Republican presidential nominee Mitt Romney and President Barack Obama talk over each other as they answer questions Tuesday night during a town hall-style debate at Hofstra University in Hempstead, N.Y.
HEMPSTEAD, N.Y. — President Barack Obama and Republican nominee Mitt Romney fought to a draw Tuesday in their second debate, but it was bloody, with each candidate scoring points in several heated exchanges.
From jobs to gas prices to immigration to taxes, Obama and Romney tangled aggressively, sometimes talking over each other and the moderator, CNN’s Candy Crowley. Snap polls and focus groups offered the campaigns and their supporters something to feel good about, although each team and their surrogates insisted that they dominated the town hall-style event.

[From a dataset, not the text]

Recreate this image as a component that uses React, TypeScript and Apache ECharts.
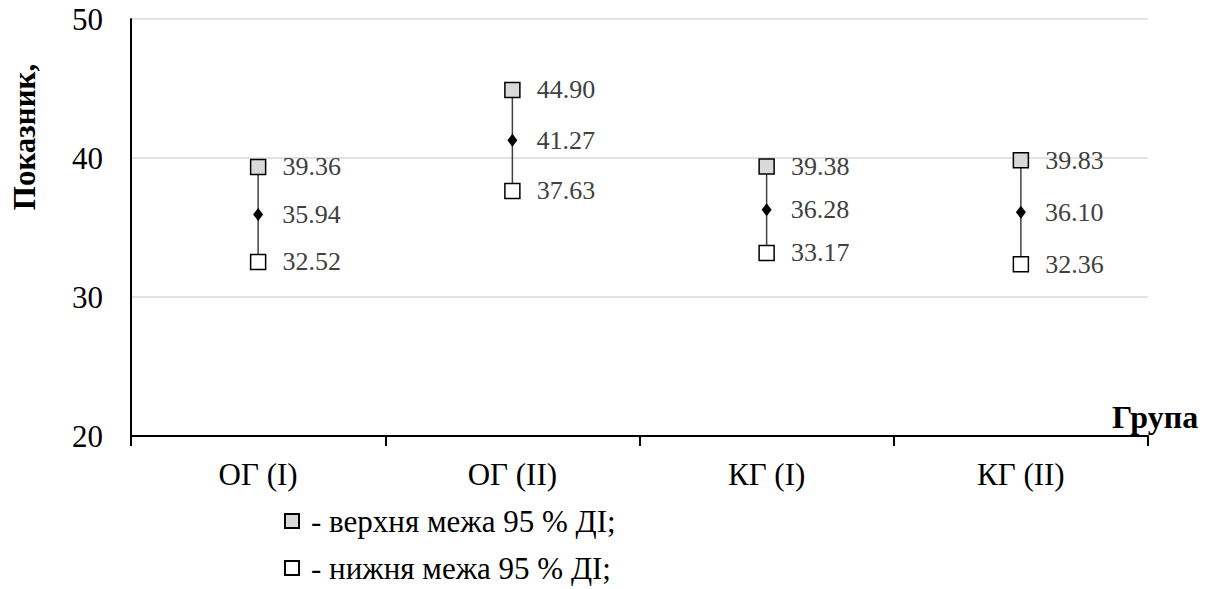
import React, { useEffect, useRef } from "react";
import * as echarts from "echarts";

const categories = ["ОГ (І)", "ОГ (ІІ)", "КГ (І)", "КГ (ІІ)"];
const upperValues = [39.36, 44.9, 39.38, 39.83];
const meanValues = [35.94, 41.27, 36.28, 36.1];
const lowerValues = [32.52, 37.63, 33.17, 32.36];
const yTicks = { min: 20, max: 50, interval: 10 };
const legendUpper = "- верхня межа 95 % ДІ;";
const legendLower = "- нижня межа 95 % ДІ;";
const yTitle = "Показник,";
const xTitle = "Група";

const FONT = "Liberation Serif, Times New Roman, serif";

export default function App() {
  const ref = useRef<HTMLDivElement>(null);
  useEffect(() => {
    if (!ref.current) return;
    const chart = echarts.init(ref.current, undefined, { renderer: "svg" });
    const labelStyle = (dist: number) => ({
      show: true,
      position: "right" as const,
      distance: dist,
      color: "#404040",
      fontSize: 26,
      fontFamily: FONT,
      formatter: (p: any) => Number(p.value[1]).toFixed(2),
    });
    chart.setOption({
      animation: false,
      backgroundColor: "#ffffff",
      textStyle: { fontFamily: FONT },
      grid: { left: 131, right: 62, top: 19, bottom: 153, containLabel: false },
      xAxis: {
        type: "category",
        data: categories,
        boundaryGap: true,
        axisLine: { show: true, lineStyle: { color: "#000", width: 2 } },
        axisTick: { show: true, length: 10, lineStyle: { color: "#000", width: 2 }, alignWithLabel: false },
        axisLabel: { color: "#000", fontSize: 31, fontFamily: FONT, margin: 23 },
        splitLine: { show: false },
      },
      yAxis: {
        type: "value",
        min: yTicks.min,
        max: yTicks.max,
        interval: yTicks.interval,
        axisLine: { show: true, lineStyle: { color: "#000", width: 2 } },
        axisTick: { show: false },
        axisLabel: { color: "#000", fontSize: 31, fontFamily: FONT, margin: 28 },
        splitLine: { show: true, lineStyle: { color: "#d9d9d9", width: 1.5 } },
      },
      legend: {
        orient: "vertical",
        left: 284,
        top: 505,
        padding: 0,
        itemWidth: 14,
        itemHeight: 14,
        itemGap: 15,
        data: [legendUpper, legendLower],
        textStyle: { color: "#000", fontSize: 31, lineHeight: 32, fontFamily: FONT, padding: [0, 0, 0, 7] },
      },
      graphic: [
        {
          type: "text",
          x: 24,
          y: 137,
          rotation: Math.PI / 2,
          style: {
            text: yTitle,
            fill: "#000",
            font: `bold 31px ${FONT}`,
            textAlign: "center",
            textVerticalAlign: "middle",
          },
        },
        {
          type: "text",
          x: 1112,
          y: 417,
          style: {
            text: xTitle,
            fill: "#000",
            font: `bold 32px ${FONT}`,
            textAlign: "left",
            textVerticalAlign: "middle",
          },
        },
      ],
      series: [
        {
          type: "custom",
          name: "range",
          z: 1,
          data: categories.map((c, i) => [i, upperValues[i], lowerValues[i]]),
          renderItem: (params: any, api: any) => {
            const top = api.coord([api.value(0), api.value(1)]);
            const bot = api.coord([api.value(0), api.value(2)]);
            return {
              type: "line",
              shape: { x1: top[0], y1: top[1], x2: bot[0], y2: bot[1] },
              style: { stroke: "#404040", lineWidth: 1.5 },
            };
          },
          encode: { x: 0, y: [1, 2] },
          silent: true,
        },
        {
          type: "scatter",
          name: legendUpper,
          z: 3,
          symbol: "rect",
          symbolSize: 15,
          itemStyle: { color: "#d9d9d9", borderColor: "#000", borderWidth: 1.5, opacity: 1 },
          data: upperValues.map((v, i) => [i, v]),
          label: labelStyle(16),
        },
        {
          type: "scatter",
          name: "mean",
          z: 3,
          symbol: "diamond",
          symbolSize: [10, 13],
          itemStyle: { color: "#000", opacity: 1 },
          data: meanValues.map((v, i) => [i, v]),
          label: labelStyle(19),
        },
        {
          type: "scatter",
          name: legendLower,
          z: 3,
          symbol: "rect",
          symbolSize: 15,
          itemStyle: { color: "#ffffff", borderColor: "#000", borderWidth: 1.5, opacity: 1 },
          data: lowerValues.map((v, i) => [i, v]),
          label: labelStyle(16),
        },
      ],
    });
    return () => chart.dispose();
  }, []);
  return <div ref={ref} style={{ width: 1210, height: 589, position: "absolute", left: 0, top: 0 }} />;
}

“This was in New York — this was a New York-style debate,” Rep. Peter King (R-N.Y.) told reporters on the campus of Hofstra University on Long Island. “I disagree with a lot of what President Obama said tonight, but I don’t disagree with the two of them going at. That’s what it’s about.”
Perhaps the defining moment of the debate — or at least the one that was most ready-made for replay on local television, talk radio and cable news — came in an exchange about the attacks that killed American diplomatic personnel in Benghazi, Libya.

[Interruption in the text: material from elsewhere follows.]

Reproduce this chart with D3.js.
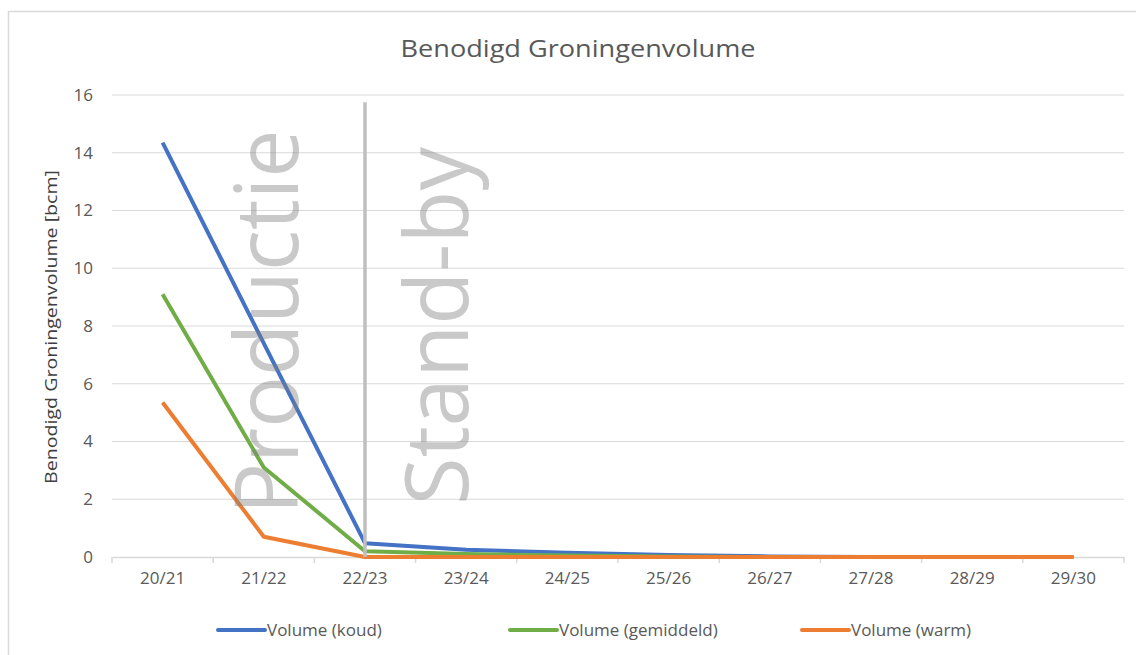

After the president spoke about the attack, Romney jumped in.
“I want to make sure we get that for the record because it took the president 14 days before he called the attack in Benghazi an act of terror,” the governor said.

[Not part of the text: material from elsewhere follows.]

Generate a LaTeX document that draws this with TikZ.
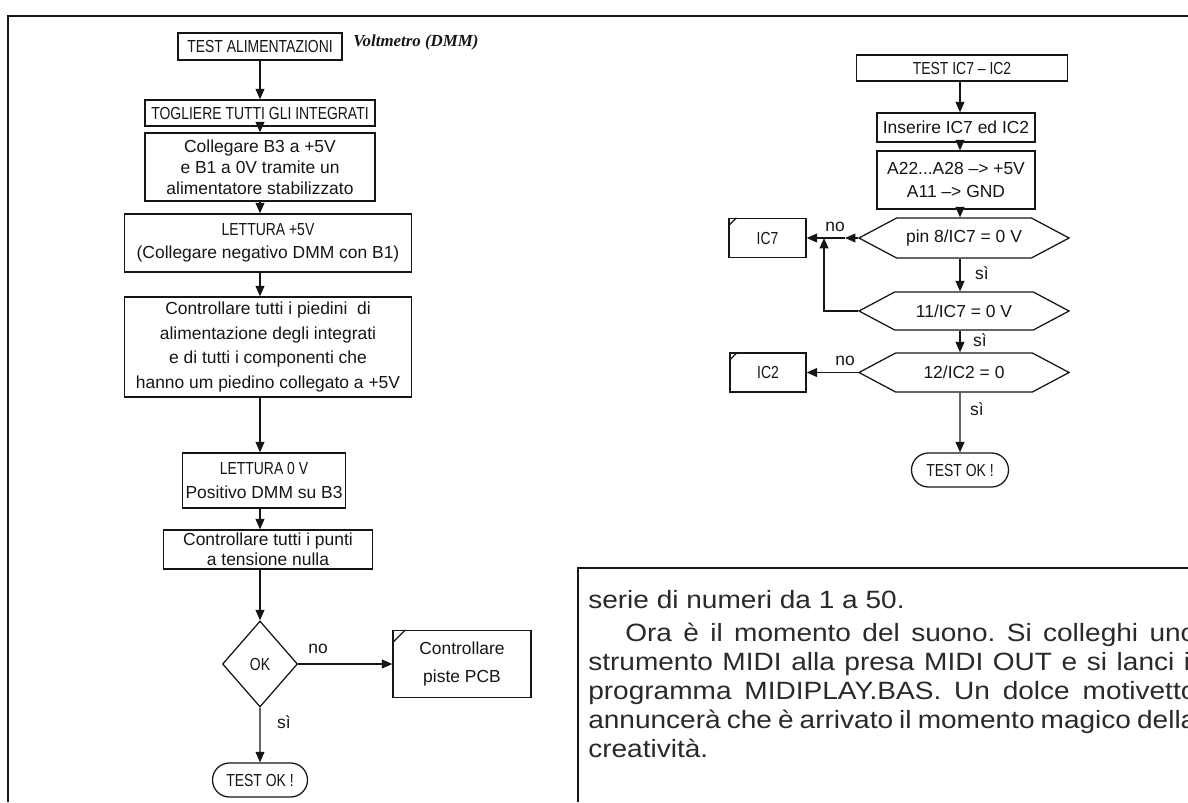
\documentclass[tikz,border=0pt]{standalone}
\usepackage{fontspec}
\newfontfamily\fontSchema{Liberation Sans}
\newfontfamily\fontMaiusc[FakeStretch=0.8]{Liberation Sans}
\newfontfamily\fontTesto[FakeStretch=1.12]{Liberation Sans}
\newfontfamily\fontNota{Liberation Serif}
\usetikzlibrary{arrows.meta, positioning, shapes.geometric, shapes.misc,
                shapes.symbols}
\definecolor{inchiostro}{HTML}{161616}
\definecolor{grigioscuro}{HTML}{2A2A2A}
\colorlet{colLinea}{inchiostro}
\colorlet{colTesto}{inchiostro}
\colorlet{colCorpo}{grigioscuro}
\tikzset{
  interlinea/.style={font=\fontSchema\fontsize{12.4}{#1}\selectfont},
  bloccoBase/.style={
    draw=colLinea, line width=0.9pt, rectangle,
    align=center, interlinea=15, text=colTesto, inner sep=2pt
  },
  bloccoScheda/.style={bloccoBase},
  bloccoDecisione/.style={bloccoBase, diamond, inner sep=0pt},
  bloccoTest/.style={bloccoBase, signal, signal to=west and east,
    signal pointer angle=56, inner sep=0pt},
  bloccoFine/.style={bloccoBase, rounded rectangle, inner sep=0pt},
  freccia/.style={-{Triangle[length=2.6mm, width=2.2mm]}, line width=0.9pt, colLinea},
  linea/.style={line width=0.9pt, colLinea},
  cornice/.style={line width=1.3pt, colLinea},
  etichetta/.style={interlinea=15, text=colTesto, inner sep=1pt},
  rigaTesto/.style={anchor=base west, inner sep=0pt, text=colCorpo,
    font=\fontTesto\fontsize{17.8}{20}\selectfont\frenchspacing},
}

\begin{document}
\begin{tikzpicture}[x=0.025cm, y=-0.025cm]
    \useasboundingbox (0,0) rectangle (1188,802);
    \fill[white] (0,0) rectangle (1188,802);
    \draw[cornice] (8,802) -- (8,16) -- (1188,16);
    \draw[cornice] (578,802) -- (578,568) -- (1188,568);

    \node[bloccoBase, minimum width=4.1cm, minimum height=0.675cm] (alim) at (260,46.5) {\fontMaiusc TEST ALIMENTAZIONI};
    \node[anchor=west, inner sep=0pt, text=colTesto, font=\fontNota\bfseries\itshape\fontsize{12}{13}\selectfont] (strumento) at (353,42) {Voltmetro (DMM)};
    \node[bloccoBase, minimum width=5.75cm, minimum height=0.65cm] (togliere) at (260,113) {\fontMaiusc TOGLIERE TUTTI GLI INTEGRATI};
    \node[bloccoBase, minimum width=5.75cm, minimum height=1.7cm] (collegare) at (260,167) {Collegare B3 a +5V\\ e B1 a 0V tramite un\\ alimentatore stabilizzato};
    \node[bloccoBase, minimum width=7.175cm, minimum height=1.45cm, interlinea=16] (lettura5) at (268,243) {{\fontMaiusc LETTURA +5V}\\ (Collegare negativo DMM con B1)};
    \node[bloccoBase, minimum width=7.175cm, minimum height=2.5cm, interlinea=17.5] (piedini) at (268,347) {Controllare tutti i piedini \ di\\ alimentazione degli integrati\\ e di tutti i componenti che\\ hanno um piedino collegato a +5V};
    \node[bloccoBase, minimum width=4.05cm, minimum height=1.375cm, interlinea=17] (lettura0) at (264,480.5) {{\fontMaiusc LETTURA 0 V}\\ Positivo DMM su B3};
    \node[bloccoBase, minimum width=5.225cm, minimum height=0.975cm, interlinea=14] (punti) at (268,549.5) {Controllare tutti i punti\\ a tensione nulla};
    \node[bloccoDecisione, minimum width=1.875cm, minimum height=2.15cm] (ok) at (260,664) {\fontMaiusc OK};
    \node[bloccoScheda, minimum width=3.45cm, minimum height=1.675cm, interlinea=20] (pcb) at (462,664) {Controllare\\ piste PCB};
    \node[bloccoFine, minimum width=2.375cm, minimum height=0.85cm] (fineSx) at (260,780) {\fontMaiusc TEST OK !};
    \node[etichetta] (noSx) at (318,649) {no};
    \node[etichetta] (siSx) at (284,722) {sì};

    \draw[freccia] (alim) -- (togliere);
    \draw[freccia] (togliere) -- (collegare);
    \draw[freccia] (collegare) -- (lettura5.north -| collegare);
    \draw[freccia] (lettura5.south -| alim) -- (piedini.north -| alim);
    \draw[freccia] (piedini.south -| alim) -- (lettura0.north -| alim);
    \draw[freccia] (lettura0.south -| alim) -- (punti.north -| alim);
    \draw[freccia] (punti.south -| alim) -- (ok);
    \draw[freccia] (ok) -- (pcb);
    \draw[freccia] (ok) -- (fineSx);

    \coordinate (asseDx) at (960,0);
    \node[bloccoBase, minimum width=5.275cm, minimum height=0.65cm] (testIC) at (962,68) {\fontMaiusc TEST IC7 – IC2};
    \node[bloccoBase, minimum width=3.95cm, minimum height=0.725cm] (inserire) at (956,127.5) {Inserire IC7 ed IC2};
    \node[bloccoBase, minimum width=3.95cm, minimum height=1.45cm, interlinea=16] (a22) at (956,180) {A22...A28 –> +5V\\ A11 –> GND};
    \node[bloccoTest, minimum width=5.25cm, minimum height=1cm] (hex1) at (964,238) {pin 8/IC7 = 0 V};
    \node[bloccoTest, minimum width=5.25cm, minimum height=0.95cm] (hex2) at (964,311) {11/IC7 = 0 V};
    \node[bloccoTest, minimum width=5.25cm, minimum height=0.975cm] (hex3) at (964,372.5) {12/IC2 = 0};
    \node[bloccoScheda, minimum width=1.925cm, minimum height=0.975cm] (ic7) at (767.5,238) {\fontMaiusc IC7};
    \node[bloccoScheda, minimum width=1.9cm, minimum height=0.975cm] (ic2) at (768,372.5) {\fontMaiusc IC2};
    \node[bloccoFine, minimum width=2.425cm, minimum height=0.85cm] (fineDx) at (960,470) {\fontMaiusc TEST OK !};
    \node[etichetta] (noA) at (835,227) {no};
    \node[etichetta] (noB) at (845,361) {no};
    \node[etichetta] (siA) at (982,273) {sì};
    \node[etichetta] (siB) at (980,340) {sì};
    \node[etichetta] (siC) at (977,409) {sì};
    \coordinate (puntaNo) at (845,238);
    \coordinate (ritorno) at (824,238);

    \draw[freccia] (testIC.south -| asseDx) -- (inserire.north -| asseDx);
    \draw[freccia] (inserire.south -| asseDx) -- (a22.north -| asseDx);
    \draw[freccia] (a22.south -| asseDx) -- (hex1.north -| asseDx);
    \draw[freccia] (hex1.south -| asseDx) -- (hex2.north -| asseDx);
    \draw[freccia] (hex2.south -| asseDx) -- (hex3.north -| asseDx);
    \draw[freccia] (hex3.south -| asseDx) -- (fineDx);
    \draw[freccia] (hex1.west) -- (puntaNo);
    \draw[freccia] (puntaNo) -- (ic7.east);
    \draw[freccia] (hex2.west) -| (ritorno);
    \draw[freccia] (hex3.west) -- (ic2.east);

    \foreach \n/\d in {ic7/8, ic2/8, pcb/13}
      \draw[linea] (\n.north west) ++(0,\d) -- ++(\d,-\d);

    \begin{scope}
      \clip (578,568) rectangle (1188,802);
      \node[rigaTesto] (riga1) at (588,608) {serie di numeri da 1 a 50.};
      \node[rigaTesto] (riga2) at (625,641) {\makebox[14.275cm][s]{Ora è il momento del suono. Si colleghi uno}};
      \node[rigaTesto] (riga3) at (588,670) {\makebox[15.2cm][s]{strumento MIDI alla presa MIDI OUT e si lanci il}};
      \node[rigaTesto] (riga4) at (588,699) {\makebox[15.2cm][s]{programma MIDIPLAY.BAS. Un dolce motivetto}};
      \node[rigaTesto] (riga5) at (588,728) {\makebox[15.2cm][s]{annuncerà che è arrivato il momento magico della}};
      \node[rigaTesto] (riga6) at (588,757) {creatività.};
    \end{scope}
  \end{tikzpicture}
\end{document}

“Get the transcript,” an angry-sounding president replied.
Crowley cut in and said that Obama did, in fact, call the attack an “act of terror.”
Obama, seated in his chair, pointed his finger at the moderator’s dais and said, “Can you say that a little louder, Candy?”
The audience began to applaud.
As TV fact-checkers pointed out after the debate, Obama’s quote from his Rose Garden speech the day after the attacks was “No acts of terror will ever shake the resolve of this great nation.” But whatever the nuances of fact, the moment, both to viewers at home and pundits on TV, looked like a win for a president who badly needed one.
Early analysis of the debate was mixed, but the distillate of punditry certainly appeared to be that Obama, with his back up against the wall, had put things back on the right track, even if he didn’t move the his campaign’s train forward a great deal.
The spin by campaign operatives here began before the debate had even concluded, with both sides claiming victory.
“Whatever the president lost in his first debate, he more than made up for in this debate,” New York Sen. Charles Schumer (D) said. He added that if a similar number of people tuned in to this one as watched the first one, he thought people would see “a real bounce up for the president.”